Exercise directions:
Print nothing but the lines from the start of the listing below through the line that contains "(opt-2) at (12,47)". Do not include the pictures.

+++ Exercise inputs +++

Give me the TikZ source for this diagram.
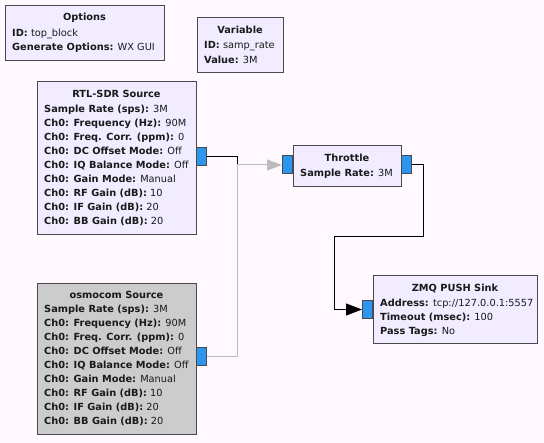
\documentclass[tikz,border=0pt]{standalone}
\usepackage{fontspec}
\setmainfont{DejaVu Sans}
\usetikzlibrary{arrows.meta}
\definecolor{bgcol}{HTML}{FFF9FF}
\definecolor{blockfill}{HTML}{F1ECFF}
\definecolor{offfill}{HTML}{CCCCCC}
\definecolor{bordercol}{HTML}{4A4A4A}
\definecolor{portfill}{HTML}{2A96F0}
\definecolor{offwire}{HTML}{BBBBBB}
\definecolor{txtcol}{HTML}{1A1A1A}
\tikzset{
  blk/.style={draw=bordercol, fill=blockfill, line width=1pt, inner sep=0pt, anchor=north west},
  offblk/.style={blk, fill=offfill},
  port/.style={draw=bordercol, fill=portfill, line width=1pt, inner sep=0pt, minimum width=10pt, minimum height=18pt},
  txt/.style={font=\fontsize{9.8}{12}\selectfont, text=txtcol, inner sep=0pt, text height=7.2pt, text depth=0pt},
  row/.style={txt, anchor=west},
  ttl/.style={txt, anchor=center, font=\fontsize{9.8}{12}\selectfont\bfseries},
  wire/.style={line width=1pt, draw=black},
  offw/.style={line width=1pt, draw=offwire},
}
\newcommand\kv[2]{\textbf{#1:} #2}
\begin{document}
\begin{tikzpicture}[x=1pt,y=-1pt]
\fill[bgcol] (0,0) rectangle (544,443);
\useasboundingbox (0,0) rectangle (544,443);

% Options
\node[blk, minimum width=159pt, minimum height=55pt] (opt) at (5,5) {};
\node[ttl] (opt-t) at (84.5,17) {Options};
\node[row] (opt-1) at (12,33) {\kv{ID}{top\_block}};
\node[row] (opt-2) at (12,47) {\kv{Generate Options}{WX GUI}};

% Variable
\node[blk, minimum width=86pt, minimum height=55pt] (var) at (197,17) {};
\node[ttl] (var-t) at (240,30) {Variable};
\node[row] (var-1) at (204,45) {\kv{ID}{samp\_rate}};
\node[row] (var-2) at (204,59.5) {\kv{Value}{3M}};

% RTL-SDR Source
\node[blk, minimum width=159pt, minimum height=153pt] (rtl) at (37,81) {};
\node[ttl] (rtl-t) at (116.5,94) {RTL-SDR Source};
\foreach [count=\i from 0] \k/\v in {Sample Rate (sps)/3M, Ch0: Frequency (Hz)/90M, Ch0: Freq. Corr. (ppm)/0, Ch0: DC Offset Mode/Off, Ch0: IQ Balance Mode/Off, Ch0: Gain Mode/Manual, Ch0: RF Gain (dB)/10, Ch0: IF Gain (dB)/20, Ch0: BB Gain (dB)/20}
  \node[row] (rtl-\i) at (44,109+14*\i) {\kv{\k}{\v}};
\node[port, anchor=west] (rtlout) at (196,157) {};

% osmocom Source (disabled)
\node[offblk, minimum width=159pt, minimum height=151pt] (osm) at (37,283) {};
\node[ttl] (osm-t) at (116.5,294.5) {osmocom Source};
\foreach [count=\i from 0] \k/\v in {Sample Rate (sps)/3M, Ch0: Frequency (Hz)/90M, Ch0: Freq. Corr. (ppm)/0, Ch0: DC Offset Mode/Off, Ch0: IQ Balance Mode/Off, Ch0: Gain Mode/Manual, Ch0: RF Gain (dB)/10, Ch0: IF Gain (dB)/20, Ch0: BB Gain (dB)/20}
  \node[row] (osm-\i) at (44,309+14*\i) {\kv{\k}{\v}};
\node[port, anchor=west] (osmout) at (196,357) {};

% Throttle
\node[blk, minimum width=108pt, minimum height=41pt] (thr) at (293,145) {};
\node[ttl] (thr-t) at (347,158) {Throttle};
\node[row] (thr-1) at (300,173) {\kv{Sample Rate}{3M}};
\node[port, anchor=east] (thrin) at (293,165) {};
\node[port, anchor=west] (throut) at (401,165) {};

% ZMQ PUSH Sink
\node[blk, minimum width=164pt, minimum height=68pt] (zmq) at (373,275) {};
\node[ttl] (zmq-t) at (455,288) {ZMQ PUSH Sink};
\node[row] (zmq-1) at (380,303) {\kv{Address}{tcp://127.0.0.1:5557}};
\node[row] (zmq-2) at (380,317) {\kv{Timeout (msec)}{100}};
\node[row] (zmq-3) at (380,331) {\kv{Pass Tags}{No}};
\node[port, anchor=east] (zmqin) at (373,309.5) {};

% connections
\coordinate (j) at (237,165);
\draw[wire] (rtlout.east) -- (237,157) -- (j);
\draw[offw, -{Triangle[length=15pt,width=11pt]}] (osmout.east) -- (237,357) -- (j) -- (thrin.west);
\draw[wire, -{Triangle[length=16pt,width=12pt]}] (throut.east) -- (423,165) -- (423,237) -- (334,237) -- (334,309.5) -- (zmqin.west);
\end{tikzpicture}
\end{document}
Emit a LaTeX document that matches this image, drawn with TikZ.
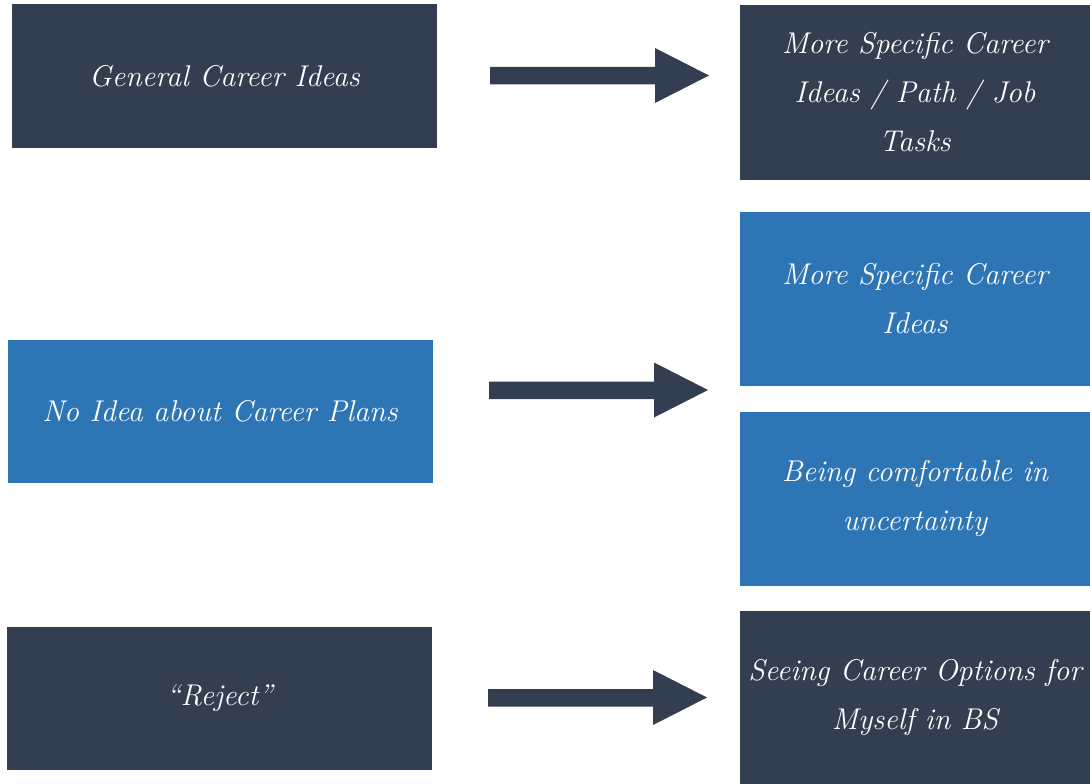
\documentclass[tikz,border=0pt]{standalone}
\usepackage{fontspec}
\definecolor{slatenavy}{HTML}{333F50}
\definecolor{steelblue}{HTML}{2E75B6}
% block arrow: shaft 165 long, 18 thick; head 54 long, 55 tall
\newcommand\drawblockarrow[1]{%
  \fill[arrowfill] (#1) ++(0,-9) -- ++(165,0) -- ++(0,-19) -- ++(54,27.5)
    -- ++(-54,27.5) -- ++(0,-18.5) -- ++(-165,0) -- cycle;}
\begin{document}
\begin{tikzpicture}[x=1pt,y=-1pt,
  box/.style={rectangle, inner sep=0pt, text=white, align=center,
    font=\fontsize{30}{49}\selectfont\itshape},
  leftbox/.style={box, minimum width=425pt, minimum height=143pt},
  rightbox/.style={box, minimum width=350pt, minimum height=174pt},
  darkfill/.style={fill=slatenavy},
  bluefill/.style={fill=steelblue},
  arrowfill/.style={fill=slatenavy}]
\useasboundingbox (0,0) rectangle (1090,784);

% left column
\node[leftbox, darkfill] (general) at (224.5,76) {General Career Ideas};
\node[leftbox, bluefill] (noidea) at (220,411.5) {No Idea about Career Plans};
\node[leftbox, darkfill] (reject) at (219.5,698.5) {``Reject''};

% right column
\node[rightbox, darkfill] (specificpath) at (915,92.5)
  {More Specific Career\\Ideas / Path / Job\\Tasks};
\node[rightbox, bluefill] (specific) at (915,299) {More Specific Career\\Ideas};
\node[rightbox, bluefill] (comfortable) at (915,498.5) {Being comfortable in\\uncertainty};
\node[rightbox, darkfill] (options) at (915,697.5) {Seeing Career Options for\\Myself in BS};

% arrows
\coordinate (arrowA) at (490,76);
\coordinate (arrowB) at (489,390.5);
\coordinate (arrowC) at (488,698);
\drawblockarrow{arrowA}
\drawblockarrow{arrowB}
\drawblockarrow{arrowC}
\end{tikzpicture}
\end{document}
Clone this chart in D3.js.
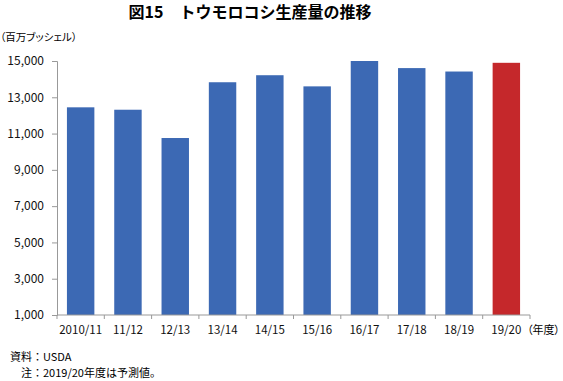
<!DOCTYPE html>
<html><head><meta charset="utf-8">
<script src="https://cdn.jsdelivr.net/npm/d3@7"></script>
<style>body{margin:0;background:#fff}svg{display:block}text{font-family:"Noto Sans CJK JP","Noto Sans",sans-serif}.p{font-feature-settings:"palt" 1}</style>
</head><body><div id="chart"></div>
<script>
const categories = ["2010/11","11/12","12/13","13/14","14/15","15/16","16/17","17/18","18/19","19/20"];
const values = [12447, 12314, 10755, 13829, 14216, 13602, 15148, 14609, 14420, 14900];
const forecast = [false,false,false,false,false,false,false,false,false,true];
const yTicks = [1000,3000,5000,7000,9000,11000,13000,15000];

const W=563,H=381;
const m={left:57,right:33,top:61,bottom:66};
const svg=d3.select("#chart").append("svg").attr("width",W).attr("height",H);
const x=d3.scaleBand().domain(categories).range([m.left,W-m.right]).paddingInner(0.42).paddingOuter(0.21);
const y=d3.scaleLinear().domain([1000,15000]).range([H-m.bottom,m.top]).clamp(true);

svg.append("text").attr("x",250).attr("y",18).attr("text-anchor","middle")
  .attr("font-size",16).attr("font-weight","bold").text("図15　トウモロコシ生産量の推移");
svg.append("text").attr("class","p").attr("x",0).attr("y",41).attr("font-size",10.5).text("（百万ブッシェル）");

svg.selectAll("rect.bar").data(categories).join("rect").attr("class","bar")
  .attr("x",d=>x(d)).attr("width",x.bandwidth())
  .attr("y",(d,i)=>y(values[i])).attr("height",(d,i)=>y(1000)-y(values[i]))
  .attr("fill",(d,i)=>forecast[i]?"#c5282b":"#3c69b4");

const ya=svg.append("g").attr("transform",`translate(${m.left},0)`)
  .call(d3.axisLeft(y).tickValues(yTicks).tickFormat(d3.format(",")).tickSize(5).tickPadding(8));
ya.selectAll("text").attr("font-size",12).attr("fill","#111");
ya.selectAll("line,path").attr("stroke","#999");

const xa=svg.append("g").attr("transform",`translate(0,${H-m.bottom})`);
xa.append("line").attr("x1",m.left).attr("x2",W-m.right).attr("stroke","#999");
const edges=d3.range(categories.length+1).map(i=>m.left+(W-m.left-m.right)*i/categories.length);
xa.selectAll("line.t").data(edges).join("line").attr("class","t")
  .attr("x1",d=>d).attr("x2",d=>d).attr("y1",0).attr("y2",4).attr("stroke","#999");
xa.selectAll("text").data(categories).join("text")
  .attr("x",d=>x(d)+x.bandwidth()/2).attr("y",19).attr("text-anchor","middle")
  .attr("font-size",11.5).attr("fill","#111").text(d=>d);
svg.append("text").attr("class","p").attr("x",527).attr("y",H-m.bottom+19).attr("font-size",11).text("（年度）");

svg.append("text").attr("x",10).attr("y",361).attr("font-size",11).text("資料：USDA");
svg.append("text").attr("x",10).attr("y",377).attr("font-size",11).text("　注：2019/20年度は予測値。");
</script></body></html>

+++

Solution below:
Give me the TikZ source for this diagram.
\documentclass[tikz,border=0pt]{standalone}
\usepackage{fontspec}
\setmainfont{DejaVu Sans}
\usetikzlibrary{arrows.meta}
\definecolor{bgcol}{HTML}{FFF9FF}
\definecolor{blockfill}{HTML}{F1ECFF}
\definecolor{offfill}{HTML}{CCCCCC}
\definecolor{bordercol}{HTML}{4A4A4A}
\definecolor{portfill}{HTML}{2A96F0}
\definecolor{offwire}{HTML}{BBBBBB}
\definecolor{txtcol}{HTML}{1A1A1A}
\tikzset{
  blk/.style={draw=bordercol, fill=blockfill, line width=1pt, inner sep=0pt, anchor=north west},
  offblk/.style={blk, fill=offfill},
  port/.style={draw=bordercol, fill=portfill, line width=1pt, inner sep=0pt, minimum width=10pt, minimum height=18pt},
  txt/.style={font=\fontsize{9.8}{12}\selectfont, text=txtcol, inner sep=0pt, text height=7.2pt, text depth=0pt},
  row/.style={txt, anchor=west},
  ttl/.style={txt, anchor=center, font=\fontsize{9.8}{12}\selectfont\bfseries},
  wire/.style={line width=1pt, draw=black},
  offw/.style={line width=1pt, draw=offwire},
}
\newcommand\kv[2]{\textbf{#1:} #2}
\begin{document}
\begin{tikzpicture}[x=1pt,y=-1pt]
\fill[bgcol] (0,0) rectangle (544,443);
\useasboundingbox (0,0) rectangle (544,443);

% Options
\node[blk, minimum width=159pt, minimum height=55pt] (opt) at (5,5) {};
\node[ttl] (opt-t) at (84.5,17) {Options};
\node[row] (opt-1) at (12,33) {\kv{ID}{top\_block}};
\node[row] (opt-2) at (12,47) {\kv{Generate Options}{WX GUI}};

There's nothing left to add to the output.